As I finished making my tea (a half turn anti-clockwise to make sure the milk and tea combine properly), I caught sight of my backlit reflection/silhouette in its surface, and turned to check if the father had left the kitchen light on. Apparently not.

I walked into the front room (where the downstairs mirror lives) to see what was up. My previously day-glo orange hat had acquired something far closer to an ordinary glow. I pulled it from my head, shocked and a little afraid of why a hat would be so illuminated. Looking at myself in the mirror, my head was limned with blazing, holy light. Ringed by an old-school Christian halo, just as you might see in stained glass on church windows wherever you might go.
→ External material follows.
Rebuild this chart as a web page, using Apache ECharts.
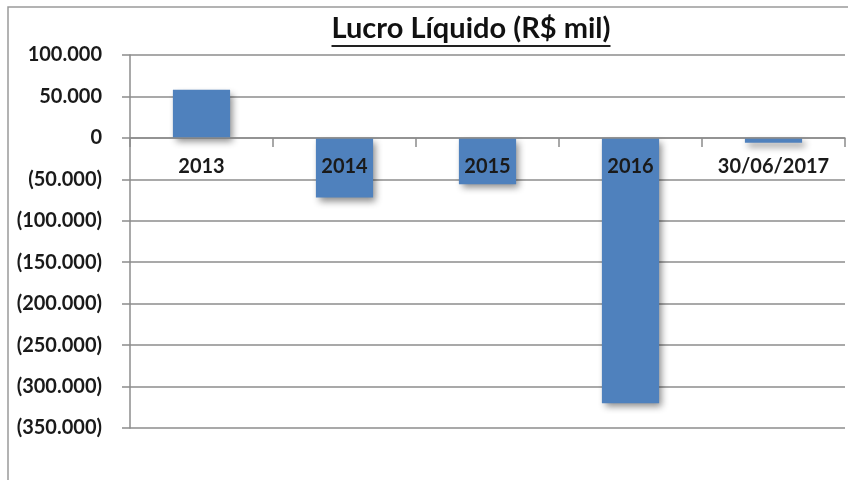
<!DOCTYPE html>
<html>
<head>
<meta charset="utf-8">
<script src="https://cdn.jsdelivr.net/npm/echarts@6/dist/echarts.min.js"></script>
<style>
html,body{margin:0;padding:0;background:#fff;}
#chart{width:848px;height:480px;}
</style>
</head>
<body>
<div id="chart"></div>
<script>
const titleText = 'Lucro Líquido (R$ mil)';
const categories = ['2013', '2014', '2015', '2016', '30/06/2017'];
const values = [58000, -72000, -56000, -320000, -6000];
const yMin = -350000, yMax = 100000, yStep = 50000;

function fmt(v) {
  const s = Math.abs(v).toString().replace(/\B(?=(\d{3})+(?!\d))/g, '.');
  return v < 0 ? '(' + s + ')' : s;
}

const FONT = 'Lato, "Open Sans", sans-serif';
const TITLE_SIZE = 29;
const cv = document.createElement('canvas').getContext('2d');
cv.font = 'bold ' + TITLE_SIZE + 'px Lato';
const titleW = cv.measureText(titleText).width;
const titleCx = 471;

const gridTop = 55, gridBottom = 52, H = 480;
const gridH = H - gridTop - gridBottom;
// move the category axis (line, ticks, labels) up to the value 0
const zeroOffset = -gridH * (0 - yMin) / (yMax - yMin);

const chart = echarts.init(document.getElementById('chart'));
chart.setOption({
  animation: false,
  backgroundColor: '#fff',
  title: {
    text: titleText,
    left: titleCx - titleW / 2,
    top: 14,
    padding: 0,
    textStyle: { fontFamily: FONT, fontWeight: 'bold', fontSize: TITLE_SIZE, color: '#111' }
  },
  graphic: [
    { type: 'rect', shape: { x: 8, y: 7, width: 900, height: 520 }, style: { fill: 'none', stroke: '#9a9a9a', lineWidth: 1.5 }, z: -10 },
    { type: 'line', shape: { x1: titleCx - titleW / 2, y1: 46, x2: titleCx + titleW / 2, y2: 46 }, style: { stroke: '#222', lineWidth: 2 } }
  ],
  grid: { left: 130, right: 3, top: gridTop, bottom: gridBottom, containLabel: false },
  xAxis: {
    type: 'category',
    data: categories,
    position: 'bottom',
    offset: zeroOffset,
    z: 5,
    axisLine: { onZero: false, lineStyle: { color: '#8c8c8c', width: 1.5 } },
    axisTick: { show: true, length: 9, alignWithLabel: false, lineStyle: { color: '#8c8c8c', width: 1.5 } },
    axisLabel: { margin: 19, color: '#1a1a1a', fontFamily: FONT, fontWeight: 'bold', fontSize: 20, interval: 0 },
    splitLine: { show: false }
  },
  yAxis: {
    type: 'value',
    min: yMin, max: yMax, interval: yStep,
    axisLine: { show: true, lineStyle: { color: '#8c8c8c', width: 1.5 } },
    axisTick: { show: true, length: 8, lineStyle: { color: '#8c8c8c', width: 1.5 } },
    axisLabel: { margin: 28, color: '#1a1a1a', fontFamily: FONT, fontWeight: 'bold', fontSize: 20, formatter: fmt },
    splitLine: { show: true, lineStyle: { color: '#8c8c8c', width: 1.5 } }
  },
  series: [{
    type: 'bar',
    data: values,
    barWidth: '40%',
    itemStyle: {
      color: '#4F81BD',
      shadowColor: 'rgba(0,0,0,0.45)',
      shadowBlur: 7,
      shadowOffsetX: 3,
      shadowOffsetY: 4
    }
  }]
});
</script>
</body>
</html>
[Edit: At this point, I remember my sister(s) (a strange combination of the two) walking by the door, pausing long enough to say, "You do know you have a complex, don't you?" Dream criticism is the worst, I feel.

I groped around the back of my head, looking for anything that might make sense of what was going on, and felt something achingly strange and vaguely familiar. I’m not sure if anyone else has every felt a deer’s antler before; they’re a strange combination of incredibly tough and very smooth, and at the same time, porous where they join the skull. That weird combination of textures was embedded at the junction of my neck and spine.

Immediately, and in a manner that never quite happens outside dreams, I knew that some mad doctor had nailed (or otherwise grafted, I wasn’t able to fully investigate) a halo to my neck…

It was alright though, because at just that moment I woke up.

I wonder if I can persuade Adam and Ross to let us do a song about it…

2 comments:

Flash said...

I worry for those poor snails.

ZombieLance said...

I find that dream unsettling for some reason.